(Records from a data source)
>> Start

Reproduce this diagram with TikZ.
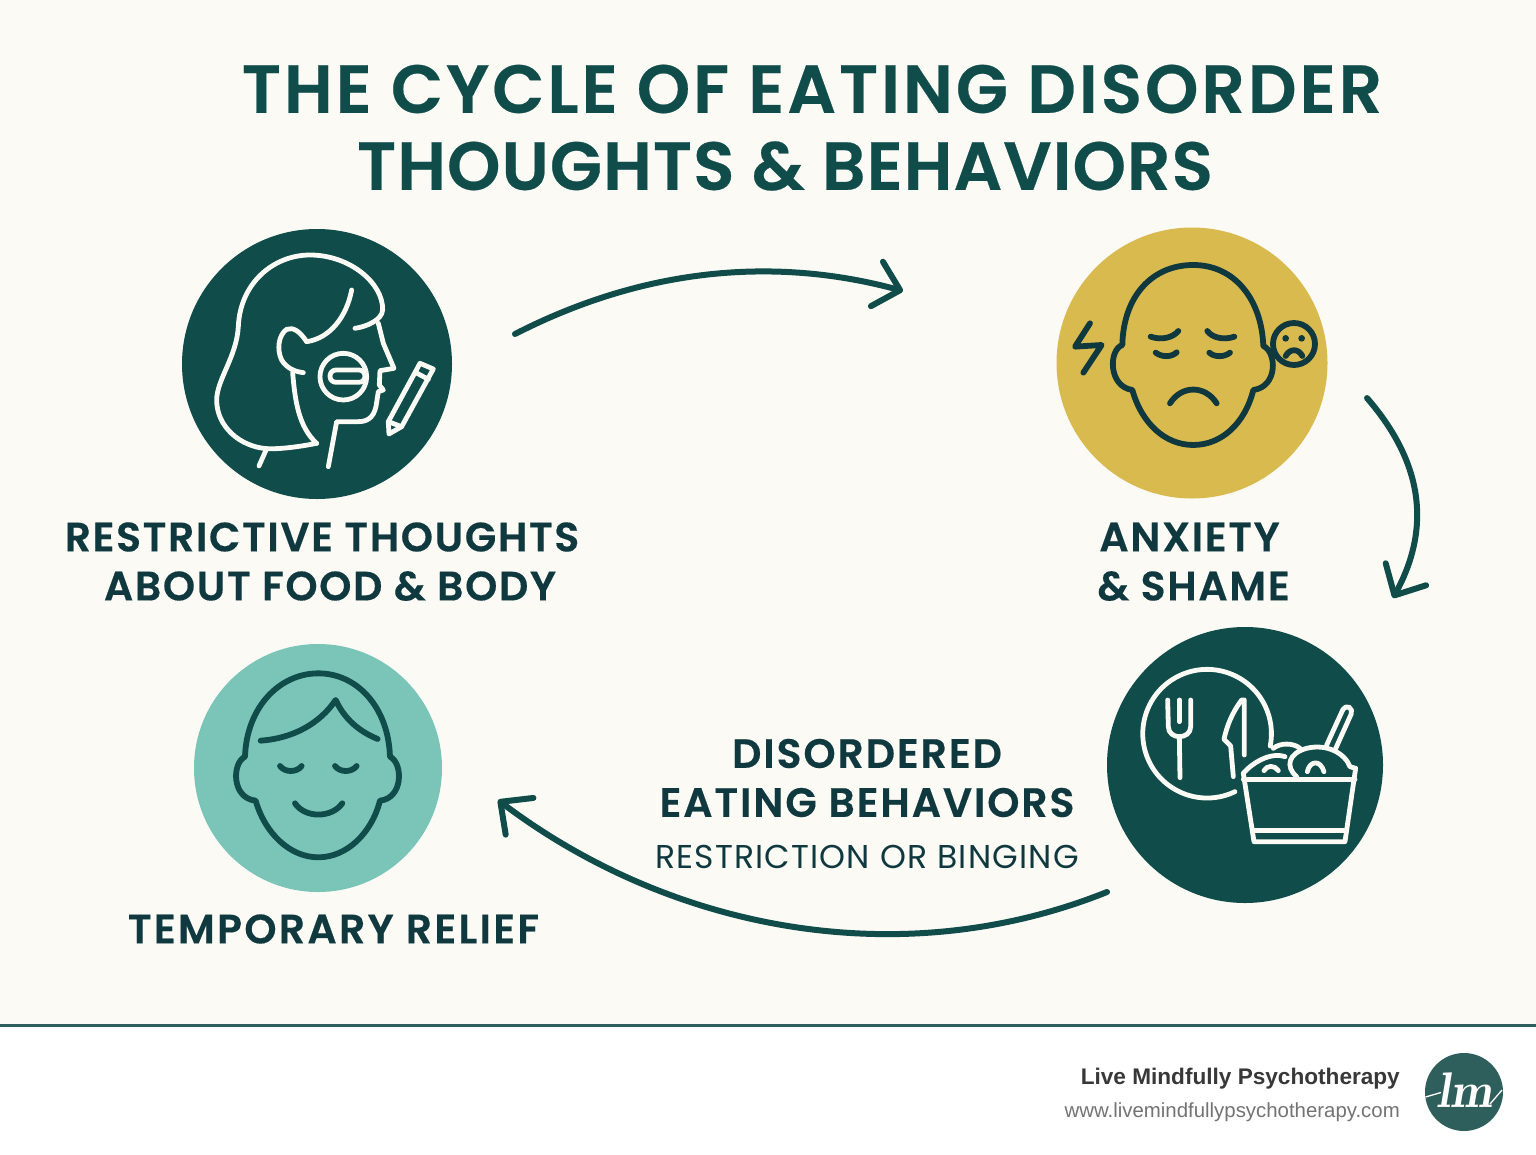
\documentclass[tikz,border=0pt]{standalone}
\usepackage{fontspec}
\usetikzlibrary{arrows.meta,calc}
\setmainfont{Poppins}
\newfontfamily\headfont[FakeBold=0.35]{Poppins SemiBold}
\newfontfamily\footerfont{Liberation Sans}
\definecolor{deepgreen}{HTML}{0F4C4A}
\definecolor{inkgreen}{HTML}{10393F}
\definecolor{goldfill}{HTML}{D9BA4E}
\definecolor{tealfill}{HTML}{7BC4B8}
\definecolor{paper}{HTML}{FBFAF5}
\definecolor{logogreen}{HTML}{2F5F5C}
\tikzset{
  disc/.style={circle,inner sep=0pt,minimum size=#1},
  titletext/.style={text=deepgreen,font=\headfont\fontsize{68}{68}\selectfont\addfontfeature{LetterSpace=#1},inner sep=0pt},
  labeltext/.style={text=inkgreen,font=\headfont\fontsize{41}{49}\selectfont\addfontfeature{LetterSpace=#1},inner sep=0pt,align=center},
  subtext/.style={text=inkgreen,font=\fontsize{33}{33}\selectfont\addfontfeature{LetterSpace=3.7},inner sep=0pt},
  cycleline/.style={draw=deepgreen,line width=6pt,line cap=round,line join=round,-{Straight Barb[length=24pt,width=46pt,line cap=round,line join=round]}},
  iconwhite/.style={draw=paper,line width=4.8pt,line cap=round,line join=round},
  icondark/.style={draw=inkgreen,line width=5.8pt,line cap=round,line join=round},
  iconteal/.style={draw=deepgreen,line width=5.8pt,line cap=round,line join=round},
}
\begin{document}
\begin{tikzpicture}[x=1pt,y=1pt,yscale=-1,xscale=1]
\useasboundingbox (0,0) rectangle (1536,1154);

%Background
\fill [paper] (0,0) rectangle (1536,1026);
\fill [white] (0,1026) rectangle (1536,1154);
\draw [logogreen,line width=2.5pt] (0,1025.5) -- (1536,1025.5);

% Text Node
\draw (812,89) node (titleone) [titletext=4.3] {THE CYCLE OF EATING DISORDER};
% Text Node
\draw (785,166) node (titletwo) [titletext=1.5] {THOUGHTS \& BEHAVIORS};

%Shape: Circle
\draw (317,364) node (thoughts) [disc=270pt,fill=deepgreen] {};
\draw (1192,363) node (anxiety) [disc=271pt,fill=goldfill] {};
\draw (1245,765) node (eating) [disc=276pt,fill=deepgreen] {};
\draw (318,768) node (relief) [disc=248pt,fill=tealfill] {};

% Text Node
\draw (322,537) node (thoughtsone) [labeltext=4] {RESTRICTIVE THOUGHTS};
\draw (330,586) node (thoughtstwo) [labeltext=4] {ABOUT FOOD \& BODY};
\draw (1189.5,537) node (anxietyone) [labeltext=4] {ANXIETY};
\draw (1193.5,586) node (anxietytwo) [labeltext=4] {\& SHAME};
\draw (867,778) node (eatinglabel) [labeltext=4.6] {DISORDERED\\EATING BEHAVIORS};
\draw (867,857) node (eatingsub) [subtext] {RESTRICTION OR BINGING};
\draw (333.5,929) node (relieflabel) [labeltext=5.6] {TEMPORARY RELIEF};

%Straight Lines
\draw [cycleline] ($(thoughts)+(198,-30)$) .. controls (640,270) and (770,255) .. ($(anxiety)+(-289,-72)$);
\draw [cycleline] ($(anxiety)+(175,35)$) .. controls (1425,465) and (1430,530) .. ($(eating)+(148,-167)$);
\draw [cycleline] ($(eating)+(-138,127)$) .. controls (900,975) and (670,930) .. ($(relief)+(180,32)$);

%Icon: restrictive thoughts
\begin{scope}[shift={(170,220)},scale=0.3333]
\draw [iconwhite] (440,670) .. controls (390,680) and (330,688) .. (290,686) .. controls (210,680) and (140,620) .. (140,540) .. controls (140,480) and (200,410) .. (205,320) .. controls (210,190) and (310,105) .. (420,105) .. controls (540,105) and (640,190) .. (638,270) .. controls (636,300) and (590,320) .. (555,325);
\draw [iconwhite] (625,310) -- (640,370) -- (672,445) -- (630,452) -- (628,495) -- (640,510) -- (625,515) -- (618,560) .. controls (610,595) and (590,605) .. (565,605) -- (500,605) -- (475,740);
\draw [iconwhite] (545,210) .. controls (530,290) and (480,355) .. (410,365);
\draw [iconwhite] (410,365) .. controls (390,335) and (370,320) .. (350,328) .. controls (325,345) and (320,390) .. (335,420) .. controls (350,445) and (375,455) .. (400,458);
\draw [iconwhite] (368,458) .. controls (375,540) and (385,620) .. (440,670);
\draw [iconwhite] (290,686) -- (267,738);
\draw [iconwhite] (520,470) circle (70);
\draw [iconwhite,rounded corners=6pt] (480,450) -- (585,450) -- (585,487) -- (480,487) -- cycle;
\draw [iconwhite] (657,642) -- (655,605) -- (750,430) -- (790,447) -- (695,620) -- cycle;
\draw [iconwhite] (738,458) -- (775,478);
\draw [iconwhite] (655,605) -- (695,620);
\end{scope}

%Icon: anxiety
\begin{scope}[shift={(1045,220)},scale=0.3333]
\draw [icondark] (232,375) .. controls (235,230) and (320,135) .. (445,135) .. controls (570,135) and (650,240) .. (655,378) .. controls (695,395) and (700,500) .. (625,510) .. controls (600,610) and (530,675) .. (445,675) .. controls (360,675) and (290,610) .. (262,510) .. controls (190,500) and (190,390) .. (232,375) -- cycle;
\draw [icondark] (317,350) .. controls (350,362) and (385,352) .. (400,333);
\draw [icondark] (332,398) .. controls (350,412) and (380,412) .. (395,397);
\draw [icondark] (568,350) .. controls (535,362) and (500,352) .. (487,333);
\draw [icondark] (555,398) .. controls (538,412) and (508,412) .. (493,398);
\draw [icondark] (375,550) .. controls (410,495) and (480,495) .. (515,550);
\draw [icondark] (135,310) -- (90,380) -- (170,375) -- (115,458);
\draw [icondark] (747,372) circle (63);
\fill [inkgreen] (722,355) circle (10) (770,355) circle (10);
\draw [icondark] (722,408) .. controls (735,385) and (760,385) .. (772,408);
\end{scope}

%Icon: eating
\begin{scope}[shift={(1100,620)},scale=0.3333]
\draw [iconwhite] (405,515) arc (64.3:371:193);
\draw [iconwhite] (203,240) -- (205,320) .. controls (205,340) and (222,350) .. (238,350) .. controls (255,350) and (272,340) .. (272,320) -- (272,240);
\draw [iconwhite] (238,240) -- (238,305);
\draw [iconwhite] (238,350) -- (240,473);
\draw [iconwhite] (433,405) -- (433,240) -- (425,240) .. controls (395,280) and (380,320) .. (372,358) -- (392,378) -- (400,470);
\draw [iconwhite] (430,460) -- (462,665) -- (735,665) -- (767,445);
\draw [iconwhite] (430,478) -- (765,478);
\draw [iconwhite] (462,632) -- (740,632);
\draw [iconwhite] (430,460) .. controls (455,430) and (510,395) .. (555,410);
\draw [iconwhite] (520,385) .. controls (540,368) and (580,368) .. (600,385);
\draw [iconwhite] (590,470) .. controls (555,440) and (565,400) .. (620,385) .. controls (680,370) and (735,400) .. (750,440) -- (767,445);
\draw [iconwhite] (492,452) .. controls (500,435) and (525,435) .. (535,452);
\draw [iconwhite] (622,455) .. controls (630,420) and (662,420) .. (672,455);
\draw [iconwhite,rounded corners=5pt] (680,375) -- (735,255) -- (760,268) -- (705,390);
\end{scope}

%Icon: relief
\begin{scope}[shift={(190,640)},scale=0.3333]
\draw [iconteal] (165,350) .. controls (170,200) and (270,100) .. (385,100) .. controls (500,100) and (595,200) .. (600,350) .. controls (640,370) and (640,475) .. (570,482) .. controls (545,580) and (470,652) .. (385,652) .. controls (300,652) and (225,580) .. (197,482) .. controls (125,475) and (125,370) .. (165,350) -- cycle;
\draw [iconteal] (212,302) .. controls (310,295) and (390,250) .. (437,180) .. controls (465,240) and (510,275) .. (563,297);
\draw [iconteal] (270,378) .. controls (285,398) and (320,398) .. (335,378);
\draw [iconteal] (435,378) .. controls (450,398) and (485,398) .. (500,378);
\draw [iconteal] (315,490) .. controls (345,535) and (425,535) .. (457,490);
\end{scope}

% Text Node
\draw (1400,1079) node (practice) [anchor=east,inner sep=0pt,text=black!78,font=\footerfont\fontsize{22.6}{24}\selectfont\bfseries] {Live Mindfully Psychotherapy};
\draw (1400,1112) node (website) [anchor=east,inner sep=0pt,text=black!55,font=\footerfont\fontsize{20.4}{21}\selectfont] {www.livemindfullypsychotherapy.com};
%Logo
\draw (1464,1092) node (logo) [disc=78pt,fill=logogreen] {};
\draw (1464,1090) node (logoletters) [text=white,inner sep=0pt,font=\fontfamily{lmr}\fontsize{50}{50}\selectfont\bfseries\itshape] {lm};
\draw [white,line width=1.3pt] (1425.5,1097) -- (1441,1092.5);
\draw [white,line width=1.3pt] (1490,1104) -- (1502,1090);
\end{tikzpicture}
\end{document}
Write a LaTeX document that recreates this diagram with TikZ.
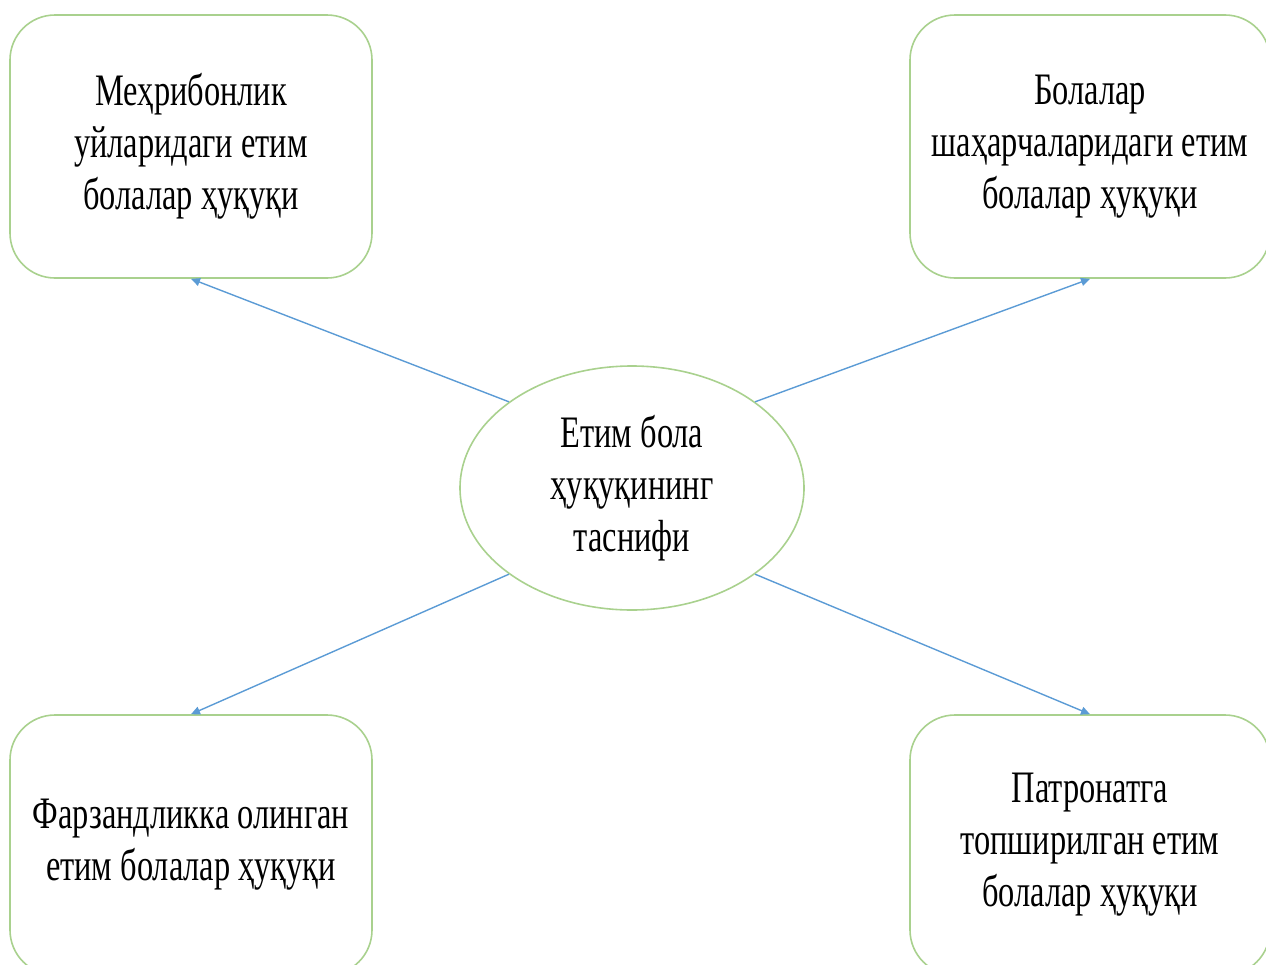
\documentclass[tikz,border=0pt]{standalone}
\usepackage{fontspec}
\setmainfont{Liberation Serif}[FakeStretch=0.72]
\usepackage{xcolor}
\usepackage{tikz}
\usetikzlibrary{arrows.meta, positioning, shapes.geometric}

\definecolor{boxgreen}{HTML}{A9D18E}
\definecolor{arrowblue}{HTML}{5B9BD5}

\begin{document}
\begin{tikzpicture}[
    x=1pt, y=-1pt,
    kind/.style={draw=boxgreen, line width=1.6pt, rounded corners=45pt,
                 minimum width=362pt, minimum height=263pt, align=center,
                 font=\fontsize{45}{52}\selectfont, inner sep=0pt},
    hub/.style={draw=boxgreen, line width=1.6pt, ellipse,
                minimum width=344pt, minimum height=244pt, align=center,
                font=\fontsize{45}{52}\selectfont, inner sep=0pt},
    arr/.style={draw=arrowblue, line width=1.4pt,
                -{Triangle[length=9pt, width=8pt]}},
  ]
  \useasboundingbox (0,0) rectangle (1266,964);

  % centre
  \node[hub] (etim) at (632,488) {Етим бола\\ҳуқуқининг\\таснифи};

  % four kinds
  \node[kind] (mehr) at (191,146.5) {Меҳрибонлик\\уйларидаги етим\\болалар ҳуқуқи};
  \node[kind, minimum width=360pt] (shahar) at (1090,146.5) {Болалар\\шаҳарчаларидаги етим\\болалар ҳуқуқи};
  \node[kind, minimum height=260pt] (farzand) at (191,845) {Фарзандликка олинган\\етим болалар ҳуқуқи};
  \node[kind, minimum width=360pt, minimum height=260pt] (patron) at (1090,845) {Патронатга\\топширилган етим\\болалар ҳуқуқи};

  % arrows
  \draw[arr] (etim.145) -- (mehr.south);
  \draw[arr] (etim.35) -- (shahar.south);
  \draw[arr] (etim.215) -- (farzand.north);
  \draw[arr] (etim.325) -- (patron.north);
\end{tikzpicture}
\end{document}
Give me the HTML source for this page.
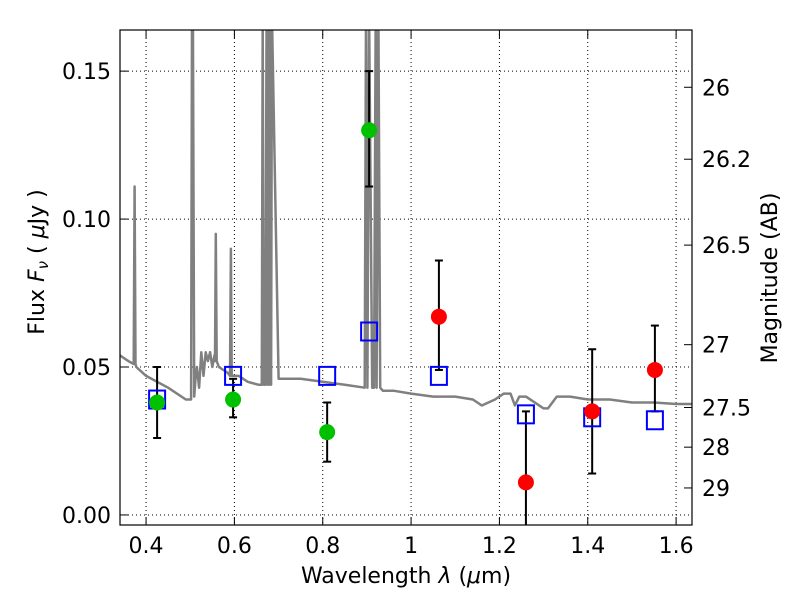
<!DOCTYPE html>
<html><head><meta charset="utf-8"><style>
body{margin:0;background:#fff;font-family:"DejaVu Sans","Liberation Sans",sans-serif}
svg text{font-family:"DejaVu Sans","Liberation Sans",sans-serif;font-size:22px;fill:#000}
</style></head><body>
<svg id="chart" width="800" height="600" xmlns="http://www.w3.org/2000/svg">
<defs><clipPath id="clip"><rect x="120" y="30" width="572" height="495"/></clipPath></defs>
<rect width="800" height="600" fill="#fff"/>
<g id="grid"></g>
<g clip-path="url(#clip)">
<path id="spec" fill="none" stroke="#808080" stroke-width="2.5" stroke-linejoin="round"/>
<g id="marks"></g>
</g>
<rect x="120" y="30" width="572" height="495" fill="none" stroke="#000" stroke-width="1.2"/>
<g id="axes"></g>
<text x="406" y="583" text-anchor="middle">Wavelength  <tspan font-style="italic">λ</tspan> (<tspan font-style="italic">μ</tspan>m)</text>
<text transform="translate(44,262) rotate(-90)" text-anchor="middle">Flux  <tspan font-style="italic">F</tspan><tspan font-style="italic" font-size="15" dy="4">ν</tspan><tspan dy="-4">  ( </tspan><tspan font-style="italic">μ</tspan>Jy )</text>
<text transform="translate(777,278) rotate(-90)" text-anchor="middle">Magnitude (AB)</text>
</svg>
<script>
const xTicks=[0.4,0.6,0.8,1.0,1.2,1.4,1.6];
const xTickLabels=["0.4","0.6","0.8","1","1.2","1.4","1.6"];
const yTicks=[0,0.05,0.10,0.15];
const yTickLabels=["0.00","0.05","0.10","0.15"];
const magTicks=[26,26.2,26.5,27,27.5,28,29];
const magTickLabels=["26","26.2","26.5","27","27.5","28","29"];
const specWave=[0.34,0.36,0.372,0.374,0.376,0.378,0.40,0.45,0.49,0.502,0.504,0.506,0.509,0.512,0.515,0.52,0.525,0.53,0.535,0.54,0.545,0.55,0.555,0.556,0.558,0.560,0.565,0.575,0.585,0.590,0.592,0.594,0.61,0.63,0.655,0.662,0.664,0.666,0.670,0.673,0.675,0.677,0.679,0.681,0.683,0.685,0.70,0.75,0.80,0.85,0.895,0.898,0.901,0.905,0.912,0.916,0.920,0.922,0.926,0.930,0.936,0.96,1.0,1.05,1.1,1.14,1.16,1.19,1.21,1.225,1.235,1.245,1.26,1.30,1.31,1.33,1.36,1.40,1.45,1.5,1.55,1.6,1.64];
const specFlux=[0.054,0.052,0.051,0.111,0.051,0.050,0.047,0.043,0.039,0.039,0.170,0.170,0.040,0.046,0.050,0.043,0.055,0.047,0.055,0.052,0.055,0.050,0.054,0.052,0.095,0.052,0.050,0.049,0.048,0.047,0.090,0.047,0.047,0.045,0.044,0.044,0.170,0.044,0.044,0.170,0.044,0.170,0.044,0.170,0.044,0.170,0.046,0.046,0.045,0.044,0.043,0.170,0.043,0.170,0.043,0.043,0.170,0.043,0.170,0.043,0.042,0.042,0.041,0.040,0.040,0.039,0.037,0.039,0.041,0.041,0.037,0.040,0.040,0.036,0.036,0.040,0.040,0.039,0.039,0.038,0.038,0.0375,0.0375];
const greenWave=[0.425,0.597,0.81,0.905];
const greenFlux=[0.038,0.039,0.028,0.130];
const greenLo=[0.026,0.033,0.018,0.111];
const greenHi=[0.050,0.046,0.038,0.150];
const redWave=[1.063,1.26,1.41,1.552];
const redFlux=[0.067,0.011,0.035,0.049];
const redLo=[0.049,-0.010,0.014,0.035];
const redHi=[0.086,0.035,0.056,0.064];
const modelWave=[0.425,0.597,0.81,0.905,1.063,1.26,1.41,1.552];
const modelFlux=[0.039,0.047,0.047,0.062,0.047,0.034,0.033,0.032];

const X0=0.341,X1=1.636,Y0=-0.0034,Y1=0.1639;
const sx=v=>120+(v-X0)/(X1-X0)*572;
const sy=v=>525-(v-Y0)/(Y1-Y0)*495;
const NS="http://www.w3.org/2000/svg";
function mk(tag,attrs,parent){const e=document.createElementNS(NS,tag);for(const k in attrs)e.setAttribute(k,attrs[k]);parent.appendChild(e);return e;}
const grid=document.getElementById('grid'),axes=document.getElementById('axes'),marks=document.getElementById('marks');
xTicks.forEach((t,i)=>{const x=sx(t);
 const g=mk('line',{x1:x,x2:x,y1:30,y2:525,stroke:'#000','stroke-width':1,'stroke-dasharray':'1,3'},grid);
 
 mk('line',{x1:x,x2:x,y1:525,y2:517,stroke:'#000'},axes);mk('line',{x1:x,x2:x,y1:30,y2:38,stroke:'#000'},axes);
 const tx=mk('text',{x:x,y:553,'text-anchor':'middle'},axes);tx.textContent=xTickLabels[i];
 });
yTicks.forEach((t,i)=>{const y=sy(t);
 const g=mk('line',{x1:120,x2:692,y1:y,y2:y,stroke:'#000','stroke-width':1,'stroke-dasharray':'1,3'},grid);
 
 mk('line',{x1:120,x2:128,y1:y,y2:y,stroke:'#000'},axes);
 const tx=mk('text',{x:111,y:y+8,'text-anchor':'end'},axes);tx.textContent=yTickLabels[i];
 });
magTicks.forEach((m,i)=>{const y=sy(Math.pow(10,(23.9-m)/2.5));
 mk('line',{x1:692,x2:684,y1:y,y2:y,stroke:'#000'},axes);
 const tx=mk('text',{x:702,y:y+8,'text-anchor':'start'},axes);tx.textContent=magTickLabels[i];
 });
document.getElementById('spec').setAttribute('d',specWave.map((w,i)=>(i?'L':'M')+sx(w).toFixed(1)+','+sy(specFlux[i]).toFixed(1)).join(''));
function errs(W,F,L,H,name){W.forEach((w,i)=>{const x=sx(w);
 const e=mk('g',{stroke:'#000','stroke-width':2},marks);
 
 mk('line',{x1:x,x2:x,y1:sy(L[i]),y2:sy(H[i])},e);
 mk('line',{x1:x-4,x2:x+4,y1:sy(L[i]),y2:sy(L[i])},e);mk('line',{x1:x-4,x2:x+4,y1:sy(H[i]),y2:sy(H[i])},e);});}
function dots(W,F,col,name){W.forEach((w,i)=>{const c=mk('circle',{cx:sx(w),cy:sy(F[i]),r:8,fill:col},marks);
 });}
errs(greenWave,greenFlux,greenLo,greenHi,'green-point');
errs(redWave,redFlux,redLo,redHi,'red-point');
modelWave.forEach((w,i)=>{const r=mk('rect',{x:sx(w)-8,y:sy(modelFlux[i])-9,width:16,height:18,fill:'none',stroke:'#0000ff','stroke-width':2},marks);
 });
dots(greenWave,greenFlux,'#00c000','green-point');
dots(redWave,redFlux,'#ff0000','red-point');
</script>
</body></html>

>> End

What is being asked: Go through the records and show every line with the string "diagram" in it.

Response to the task:
Reproduce this diagram with TikZ.
Write a LaTeX document that recreates this diagram with TikZ.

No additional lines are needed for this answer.